Many people have noted the $12-plus million Wilf would owe Childress if he fired him. Based on how he has thrown around money during his ownership, I don't think that figure is anywhere near the top of the list of why Childress remains employed. Much more important, at least to Wilf, is the symbolic commitment Wilf made in executing the deal.

Wilf grew up and remains a huge football fan, and he proudly applies those sensibilities to his management of the Vikings. But there are different categories of fans, and Wilf clearly resides under the eternally hopeful category much more often than the knee-jerk reaction group. The most recent example was Wilf's ecstatic response to the Vikings' 27-24 comeback victory Nov. 7 over the Arizona Cardinals.

Afterward, his face flush, Wilf stood at the door of the Vikings' locker room and greeted each player and coach with a version of the phrase "great heart!" His conviction of the Vikings' potential that day was obvious, overshadowing all of the well-chronicled issues Childress has encountered with players, game management and his offensive scheme.
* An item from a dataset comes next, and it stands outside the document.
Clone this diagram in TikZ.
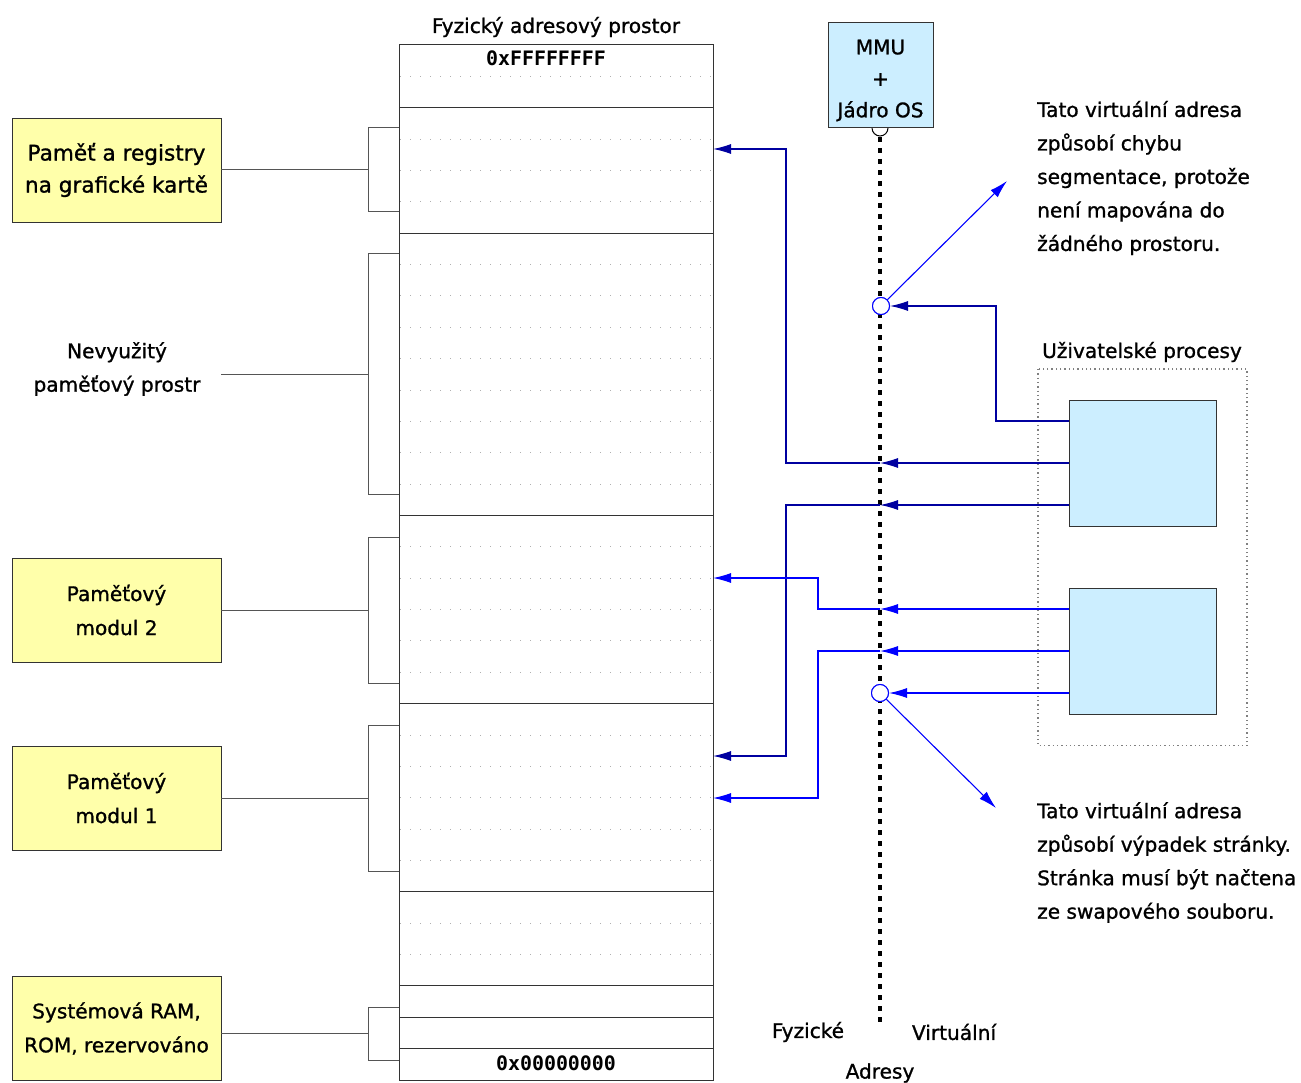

That's my read on Wilf's mentality over the past few weeks. If you want to be more cynical -- and I'm always up for a good conspiracy theory -- you could suggest that Wilf already knows he will replace Childress after the season and that he doesn't want presumptive interim coach Leslie Frazier to succeed him. For all we know, Wilf could already be studying the available candidates -- Super Bowl winners Bill Cowher, Jon Gruden and Brian Billick are all in hibernation -- with an intention to pounce after the season.

If he fires Childress now and Frazier executes a miracle turnaround, Wilf might feel compelled to hire him permanently even while casting his gaze elsewhere. I have no idea if that's actually the case, but we shouldn't rule out the possibility that Wilf has a larger plan already in place.

Why? Because in November 2005, about two months before he fired coach Mike Tice, Wilf dispatched several team officials to a clandestine meeting with agent Bob LaMonte. At the time, LaMonte represented Childress and then-Philadelphia Eagles personnel executive Tom Heckert.

The day after they fired Tice, the Vikings flew Childress to Minnesota for an interview and worked feverishly to do the same with Heckert, who ultimately re-signed with the Eagles and is now the Cleveland Browns' general manager.

Again, I have no evidence that a similar contingency plan is under way now. But if you want to know why Childress remains employed, you should know it fits with Wilf's larger management style. Wilf is patient, but he is far from passive. I don't think he'll stand for long-term underperformance, but to this point it's clear he doesn't classify Childress in that way.